Friday, December 21, 2012

Coats of paint don't fix real problems.

As I continue to read Visible Learning by John Hattie I am reminded by the many things that we continue to do in education that are very ineffective.  Many of us know that these practices are ineffective yet we still do them anyway.  Educational research needs to play more of a role in our classrooms and decision making.  Why do we do these things?  Why don't we question them more? I am reminded by this quote often when we challenge the status quo.
"If  you do what you've always done, you'll get what you've always gotten." Tony Robbins
Lets stop assuming that these methods and practices work and lets start questioning our current practice.  Retention comes to mind as a questionable practice that still occurs in many of our schools.  Many think that retaining students and holding them back a year will cure the students ailment.  The notion that the second time around will teach them a lesson is ludicrous.  The research says, "Attendance is lower for retained students...Being retained one year doubled the students likelihood of dropping out, while failing twice almost guaranteed it."  (Hattie, 2009 p. 98)The threat of retaining students does not motivate students either.  What makes us think that the student will get the material the second time around? Based on Hattie's research students do worse academically and retention is the second greatest predictor of school dropout.  Yet we have states like Iowa attempting to mandate retention for students in third grade.

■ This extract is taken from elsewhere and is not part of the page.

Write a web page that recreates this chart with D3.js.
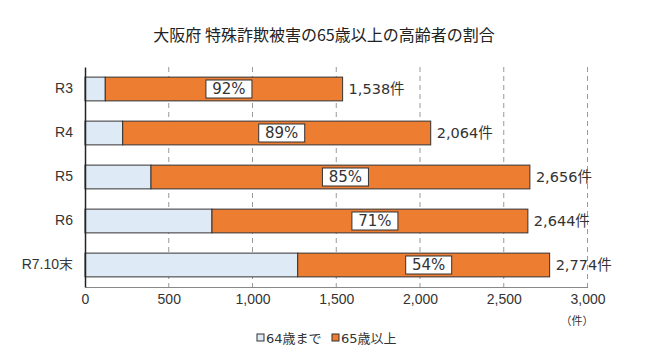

Another method of school reform is reducing class size.  Which as a superintendent am guilty of assuming that the reduction of class size will guarantee a boost in achievement.  The research says, "Evidence overall suggests that the results are systematically small."  (Hattie, 2009 p.86)  We assume less kids means increased achievement.  Hattie found that teachers of smaller classes used the same methods as they used with larger classes, they typically didn't take advantage of the small class sizes.  "This lack of outcome difference is most likely because teachers do not change their current teaching strategies." (Hattie, 2009 p.88)

As Hattie says, lets stop using a "coat of paint" to fix real problems.  Cosmetic fixes are easy and real in depth change is hard.  The change that is needed to ensure that all students learn at high levels is difficult.  We need to keep our focus on our teachers, they are the ones that ensure student achievement.  The easy fixes are expensive and lack real results and are very rarely backed by research.